PG&E’s Narang pointed out that the key function of the Yerba Buena battery is to provide islanding services for the utility’s customer. For that reason, the system always maintains a 50% state of charge, with the balance of the capacity offered into the CAISO market. “And when you island, you take [the battery] out of the market,” Narang said.
Who is in Control?
For SoCalEd’s Nelson, grid safety and reliability should be foremost.
Nelson offered a hypothetical example of a distribution-located resource that at times provides ancillary services to an ISO. In that situation, the distribution service operator (DSO) puts the storage resource through an interconnection process designed to allow safe operation, Nelson said. But as the resource begins to provide multiple services, the DSO — in an attempt to maintain reliability — might impose restrictions that prevent the resource from participating in the wholesale market.

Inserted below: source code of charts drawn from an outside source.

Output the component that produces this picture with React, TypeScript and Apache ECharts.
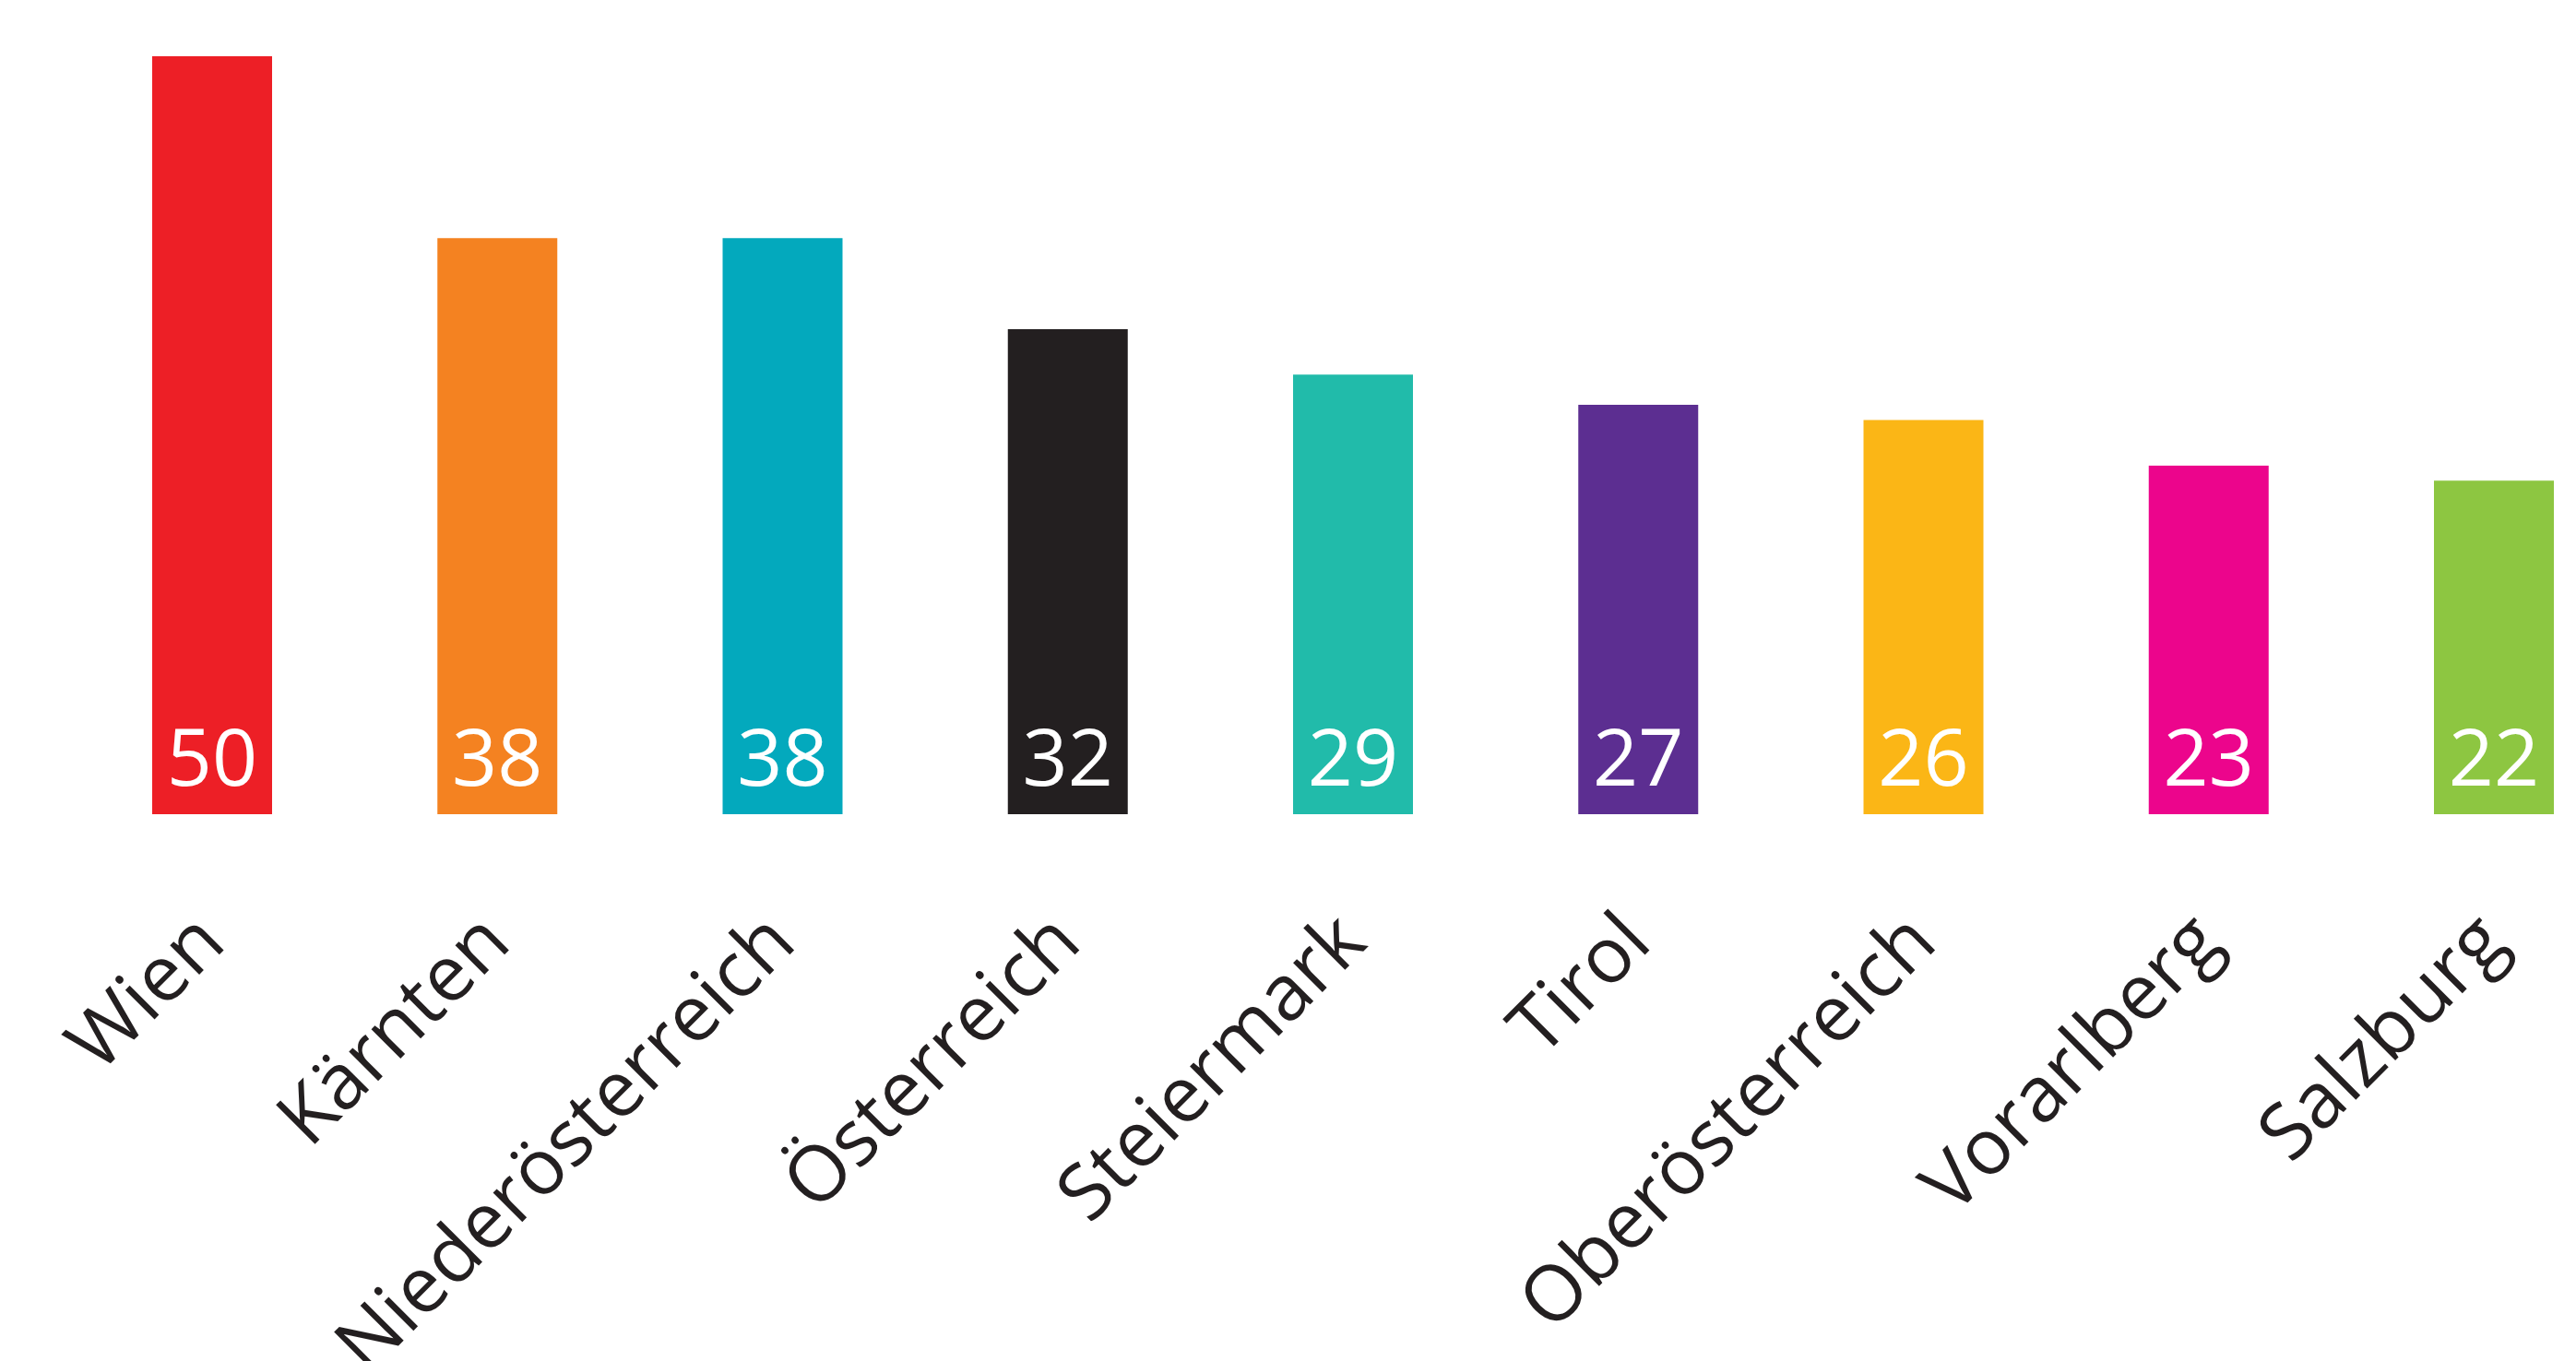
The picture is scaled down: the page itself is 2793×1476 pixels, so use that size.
import React, { useEffect, useRef } from "react";
import * as echarts from "echarts";

const categories = [
  "Wien",
  "Kärnten",
  "Niederösterreich",
  "Österreich",
  "Steiermark",
  "Tirol",
  "Oberösterreich",
  "Vorarlberg",
  "Salzburg",
];
const values = [50, 38, 38, 32, 29, 27, 26, 23, 22];
const barColors = [
  "#ED1F26",
  "#F48221",
  "#03A9BD",
  "#231F20",
  "#21BBAA",
  "#5C2E91",
  "#FBB616",
  "#EC058C",
  "#8DC641",
];

export default function App() {
  const ref = useRef<HTMLDivElement>(null);
  useEffect(() => {
    if (!ref.current) return;
    const chart = echarts.init(ref.current, null, { renderer: "svg" });
    chart.setOption({
      animation: false,
      backgroundColor: "#ffffff",
      grid: {
        left: 230,
        right: 89,
        top: 61,
        height: 822,
        containLabel: false,
        outerBoundsMode: "none",
      },
      xAxis: {
        type: "category",
        data: categories,
        boundaryGap: false,
        axisLine: { show: false },
        axisTick: { show: false },
        splitLine: { show: false },
        axisLabel: {
          interval: 0,
          rotate: 45,
          margin: 114,
          fontSize: 84,
          color: "#231F20",
          fontFamily: "'Open Sans', sans-serif",
          padding: [0, 8, 0, 0],
        },
      },
      yAxis: {
        type: "value",
        min: 0,
        max: 50,
        show: false,
        splitLine: { show: false },
      },
      series: [
        {
          type: "bar",
          barWidth: 130,
          data: values.map((v, i) => ({ value: v, itemStyle: { color: barColors[i] } })),
          label: {
            show: true,
            position: "insideBottom",
            distance: 22,
            color: "#ffffff",
            fontSize: 86,
            fontFamily: "'Open Sans', sans-serif",
          },
        },
      ],
    });
    return () => chart.dispose();
  }, []);
  return (
    <div
      ref={ref}
      style={{ position: "fixed", left: 0, top: 0, width: 2793, height: 1476, background: "#fff" }}
    />
  );
}
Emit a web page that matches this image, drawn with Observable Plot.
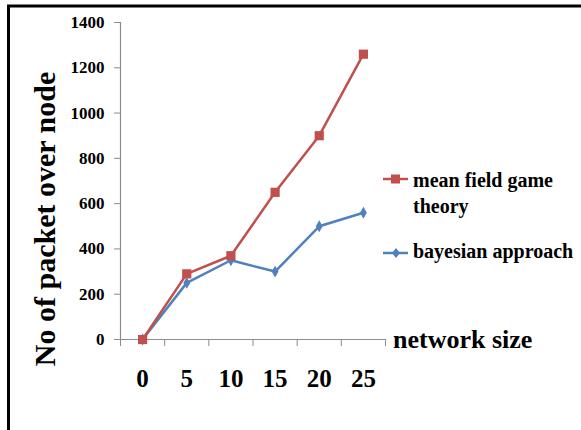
<!DOCTYPE html>
<html>
<head>
<meta charset="utf-8">
<script src="https://cdn.jsdelivr.net/npm/d3@7"></script>
<script src="https://cdn.jsdelivr.net/npm/@observablehq/plot@0.6"></script>
<style>
  html, body { margin: 0; padding: 0; background: #fff; }
  #chart { position: relative; width: 581px; height: 430px; overflow: hidden; }
</style>
</head>
<body>
<div id="chart"></div>
<script>
// ---- data ----
const categories = [0, 5, 10, 15, 20, 25];
const meanField = [0, 290, 370, 650, 900, 1260];
const bayesian = [0, 250, 350, 300, 500, 560];
const yTicks = [0, 200, 400, 600, 800, 1000, 1200, 1400];
const seriesNames = ["mean field game theory", "bayesian approach"];
const colors = ["#C0504D", "#4F81BD"];
const yTitle = "No of packet over node";
const xTitle = "network size";

const rows = [];
categories.forEach((c, i) => {
  rows.push({x: c, y: meanField[i], s: seriesNames[0]});
  rows.push({x: c, y: bayesian[i], s: seriesNames[1]});
});
const red = rows.filter(d => d.s === seriesNames[0]);
const blue = rows.filter(d => d.s === seriesNames[1]);

const step = categories[1] - categories[0];
const bounds = categories.map(c => c - step / 2).concat([categories[categories.length - 1] + step / 2]);

const font = "'Liberation Serif', 'Times New Roman', serif";
const axisGray = "#8c8c8c";

const chart = Plot.plot({
  width: 581,
  height: 430,
  marginLeft: 120,
  marginRight: 196,
  marginTop: 22,
  marginBottom: 91,
  style: {fontFamily: font, fontWeight: "bold", background: "transparent", color: "black"},
  x: {type: "linear", domain: [bounds[0], bounds[bounds.length - 1]]},
  y: {domain: [0, 1400]},
  marks: [
    Plot.ruleX([bounds[0]], {stroke: axisGray, strokeWidth: 1.2}),
    Plot.ruleY([0], {stroke: axisGray, strokeWidth: 1.2}),
    Plot.axisY({ticks: yTicks, tickFormat: d => String(d), tickSize: 6, tickPadding: 10, fontSize: 17, label: null, stroke: axisGray, fill: "black"}),
    Plot.axisX({ticks: bounds, tickFormat: () => "", tickSize: 7, stroke: axisGray, label: null}),
    Plot.axisX({ticks: categories, tickFormat: d => String(d), tickSize: 0, tickPadding: 30, fontSize: 25, label: null, fill: "black"}),
    Plot.line(blue, {x: "x", y: "y", stroke: colors[1], strokeWidth: 2.5}),
    Plot.dot(blue, {x: "x", y: "y", fill: colors[1], symbol: "diamond", r: 3.6, stroke: null}),
    Plot.line(red, {x: "x", y: "y", stroke: colors[0], strokeWidth: 2.5}),
    Plot.dot(red, {x: "x", y: "y", fill: colors[0], symbol: "square", r: 5.2, stroke: null})
  ]
});
document.getElementById("chart").appendChild(chart);

// ---- titles, legend and frame (layout) ----
const svg = d3.select(chart);
svg.append("path")
  .attr("d", "M8.5,431 L8.5,6 L582,6")
  .attr("fill", "none").attr("stroke", "black").attr("stroke-width", 3);

svg.append("text")
  .attr("transform", "translate(55,219) rotate(-90)")
  .attr("text-anchor", "middle")
  .style("font-family", font).style("font-weight", "bold").style("font-size", "30px")
  .attr("fill", "black")
  .text(yTitle);

svg.append("text")
  .attr("x", 393).attr("y", 348)
  .attr("text-anchor", "start")
  .style("font-family", font).style("font-weight", "bold").style("font-size", "26px")
  .attr("fill", "black")
  .text(xTitle);

// legend
const lg = svg.append("g").attr("text-anchor", "start");
// red entry
lg.append("line").attr("x1", 383).attr("x2", 408).attr("y1", 179).attr("y2", 179)
  .attr("stroke", colors[0]).attr("stroke-width", 2.5);
lg.append("rect").attr("x", 391).attr("y", 174.5).attr("width", 9).attr("height", 9).attr("fill", colors[0]);
const t1 = lg.append("text").attr("x", 413).attr("y", 187).attr("text-anchor", "start")
  .style("font-family", font).style("font-weight", "bold").style("font-size", "20px").attr("fill", "black");
t1.append("tspan").attr("x", 413).attr("y", 187).text("mean field game");
t1.append("tspan").attr("x", 413).attr("y", 213).text("theory");
// blue entry
lg.append("line").attr("x1", 383).attr("x2", 408).attr("y1", 253).attr("y2", 253)
  .attr("stroke", colors[1]).attr("stroke-width", 2.5);
lg.append("path").attr("d", "M396,248 L400,253 L396,258 L392,253 Z").attr("fill", colors[1]);
lg.append("text").attr("x", 413).attr("y", 258).attr("text-anchor", "start")
  .style("font-family", font).style("font-weight", "bold").style("font-size", "20px").attr("fill", "black")
  .text(seriesNames[1]);
</script>
</body>
</html>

The control of the storage should depend on whether the device is interconnected into the transmission or distribution network, Nelson said. “The direct connector needs to have the ultimate say on what’s safe or not safe to operate.”
Nonperformance Penalties
CAISO’s Kristov said that ensuring a storage device acts as promised will require specifying its obligations and setting penalties for not performing.
Kristov said the industry might need to define nonperformance penalties and incentives in ways that “capture” the priorities for a particular storage device, which could change over time. And penalties should be commensurate with the overall effect on the grid.
“How serious is the impact of nonperformance and how strong are the incentives we need to have?” Kristov asked.